5.  And finally - the inconsistencies.  The constant, "Push harder, harder, - your joints should hurt, it's ok to feel lightheaded, push on - press on, it's only 10 more seconds.."  And later, "yoga is not about depth.. it's about breathing, and stillness, and depth will come through them, so never go past your breath".
So, here's the thing, if you make someone squat, stretch, and try to push to have their forehead planted on the floor, between your feet - punctuated by sit ups, in a 110" room or hotter, and be all militant about it,  they are probably going past their breath.  Some are close to passing out.   Otherwise - why would you tell them to lay down and catch their breath after each try?  Hmm.  

5. "Breathe through your nose, because breathing through your mouth activates the fight or flight response" - And you get panicky and want to leave.   All 3 instructors talked about the importance of sticking it out.  About how you want to leave the whole time.  All the time.  Fight or flight.  "Your body wants to leave, and your mind is trying to help.  You don't really want to pee, your mind is playing tricks on you.  It's trying to help your body leave this room".    Umm.  I don't know about you, but I can't keep dedicating 90 minutes to an activity that my body hates so much, all the time, now and in the future, that it makes stuff up.   Fake peeing is nothing to joke about.  

 Having read about this Bikram guy, and his 40 Roll Royces collection, I have a feeling it's important to keep coming back to help him add to his collection.      

I think Bikram, in trying to marry the peacefulness and stillness of yoga to a very trendy, marketable, allegedly calorie burning, profitable fitness miracle has created a mess.  A trendy, stinky, very profitable mess - although I must admit, having sweated out 2 liters of water, and finally stepping out into actually fresh air - I did feel more alive and invigorated.   In part, because I escaped and live to tell the story.  

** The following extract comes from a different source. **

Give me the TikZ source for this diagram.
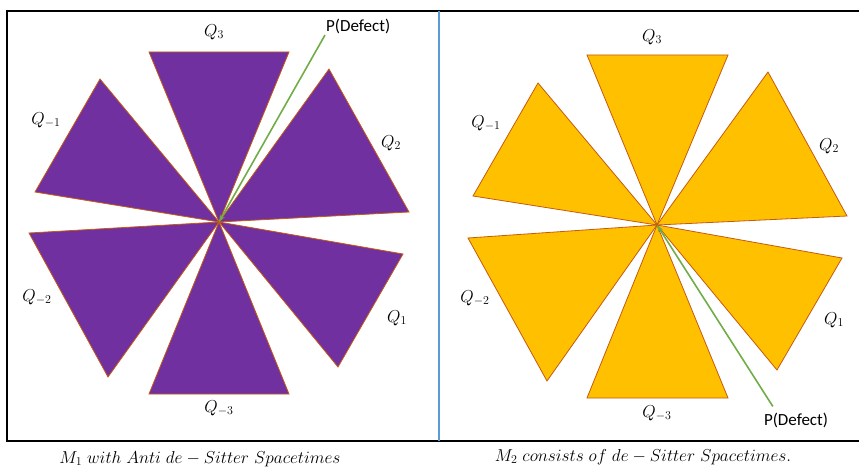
\documentclass[tikz,border=0pt]{standalone}
\usepackage{amsmath,amssymb}
\usepackage{fontspec}
\setsansfont{Carlito}
\usetikzlibrary{positioning,arrows.meta,calc}
\definecolor{plum}{HTML}{7030A0}
\definecolor{amber}{HTML}{FFC000}
\definecolor{rust}{HTML}{C55A11}
\definecolor{leaf}{HTML}{70AD47}
\definecolor{divider}{HTML}{5B9BD5}

\begin{document}
\begin{tikzpicture}[x=1pt,y=-1pt,
  wedgeA/.style={fill=plum,draw=rust,line width=0.8pt,line join=miter},
  wedgeB/.style={fill=amber,draw=rust,line width=0.8pt,line join=miter},
  qlab/.style={font=\fontsize{18}{21}\selectfont,inner sep=1pt},
  plab/.style={font=\sffamily\fontsize{17}{19}\selectfont,inner sep=1pt},
  captext/.style={font=\fontsize{16.5}{19}\selectfont,inner sep=1pt},
  defect/.style={draw=leaf,line width=1.6pt,-{Stealth[length=7pt,width=5pt]}},
  frame/.style={draw=black,line width=2pt}]
  \useasboundingbox (0,0) rectangle (859,468);
  % outer frame and divider
  \draw[frame] (859,11) -- (7,11) -- (7,441) -- (859,441);
  \draw[divider,line width=2pt] (439,11) -- (439,441);
  % left panel
  \coordinate (cL) at (219,222);
  \begin{scope}[shift={(219,222)}]
    \filldraw[wedgeA] (0,0) -- (-70,-170) -- (70,-170) -- cycle;
    \filldraw[wedgeA] (0,0) -- (110,-153) -- (190,-10) -- cycle;
    \filldraw[wedgeA] (0,0) -- (-119,-143) -- (-184,-30) -- cycle;
    \filldraw[wedgeA] (0,0) -- (-190,11) -- (-111,155) -- cycle;
    \filldraw[wedgeA] (0,0) -- (-70,172) -- (70,172) -- cycle;
    \filldraw[wedgeA] (0,0) -- (184,32) -- (119,145) -- cycle;
  \end{scope}
  \node[qlab] (q3L)  at (214,32)  {$Q_3$};
  \node[qlab] (q2L)  at (391,143) {$Q_2$};
  \node[qlab] (qm1L) at (46,120)  {$Q_{-1}$};
  \node[qlab] (qm2L) at (37,297)  {$Q_{-2}$};
  \node[qlab] (q1L)  at (397,318) {$Q_1$};
  \node[qlab] (qm3L) at (219,408) {$Q_{-3}$};
  \node[plab,anchor=south west] (pL) at (325,35) {P(Defect)};
  \draw[defect] (pL.south west) -- (cL);
  \node[captext] (capL) at (200,459) {$M_1\ with\ Anti\ de-Sitter\ Spacetimes$};
  % right panel
  \coordinate (cR) at (657,225);
  \begin{scope}[shift={(657,225)}]
    \filldraw[wedgeB] (0,0) -- (-70,-170) -- (71,-170) -- cycle;
    \filldraw[wedgeB] (0,0) -- (111,-153) -- (190,-9) -- cycle;
    \filldraw[wedgeB] (0,0) -- (-119,-142) -- (-184,-29) -- cycle;
    \filldraw[wedgeB] (0,0) -- (-189,13) -- (-110,156) -- cycle;
    \filldraw[wedgeB] (0,0) -- (-70,173) -- (71,173) -- cycle;
    \filldraw[wedgeB] (0,0) -- (185,33) -- (120,145) -- cycle;
  \end{scope}
  \node[qlab] (q3R)  at (652,37)  {$Q_3$};
  \node[qlab] (q2R)  at (829,146) {$Q_2$};
  \node[qlab] (qm1R) at (486,123) {$Q_{-1}$};
  \node[qlab] (qm2R) at (475,298) {$Q_{-2}$};
  \node[qlab] (q1R)  at (834,320) {$Q_1$};
  \node[qlab] (qm3R) at (657,413) {$Q_{-3}$};
  \node[plab] (pR) at (796,420) {P(Defect)};
  \draw[defect] ($(pR.north west)+(10,-5)$) -- (cR);
  \node[captext] (capR) at (643,457) {$M_2\ consists\ of\ de-Sitter\ Spacetimes.$};
\end{tikzpicture}
\end{document}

I read all sorts of estimates of what Bikram yoga session might burn - as low as 300, and as high as 1200 calories.  My feeling is it's in the lower numbers, and your body's natural response to artificial stimuli exaggerates your perception of the benefits.  Even at that, it doesn't last.  I do feel more bendy, and stretchy afterwards, but I never feel like I used up massive amounts of my energy the way other activities make me feel.   I know that in 90 minutes of running, or even lazy jogging I can wreck some calories. 
I have yet to leave the yoga studio and feel like I have earned an extra serving of cupcakes in my near future.

In short, even though I don't like it much either, I'll stick to running and 24Fitness yoga classes in regular old boring room temperature.